Two siblings say a foster program that placed Native American children with white Mormon families failed to intervene and stop years of alleged abuse.

The Church of Jesus Christ of Latter-day Saints did nothing to protect two Navajo children from sexual abuse in the 1970s and early 1980s while they were enrolled in a program to convert and assimilate Native American students, according to a lawsuit filed in Navajo Nation District Court last week.

The plaintiffs are asking for unspecified damages, as well as a letter of apology to them and to the entire Navajo Nation; a change in church policy requiring church members to report charges of sexual abuse to the police; and the creation of a task force that would help to restore the Navajo culture that some participants say the program effectively erased.

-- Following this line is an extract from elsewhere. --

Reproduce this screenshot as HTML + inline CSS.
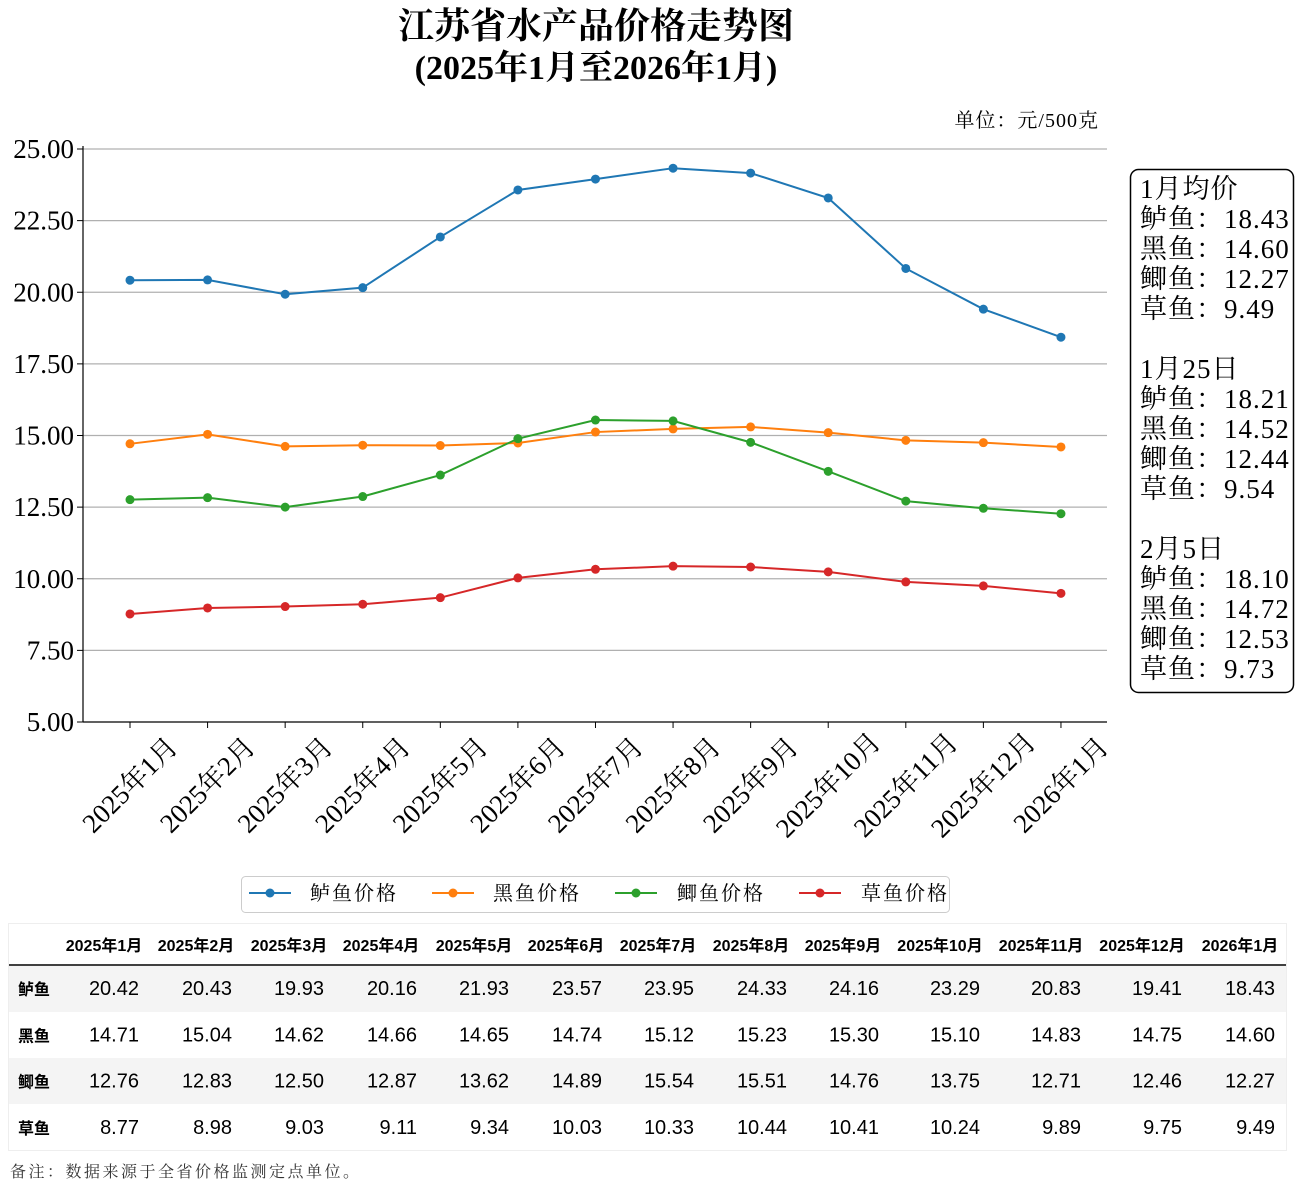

Now-adult siblings RJ and MM—The Daily Beast does not identify alleged victims of sexual abuse—left their home on a reservation in Sawmill, Arizona at ages 10 and 11, respectively, to be part of the Mormon church’s Indian Student Placement Program, a controversial voluntary foster care initiative that baptized some 40,000 children between 1947 and 2000 and brought them to live with white, Mormon families during the school year.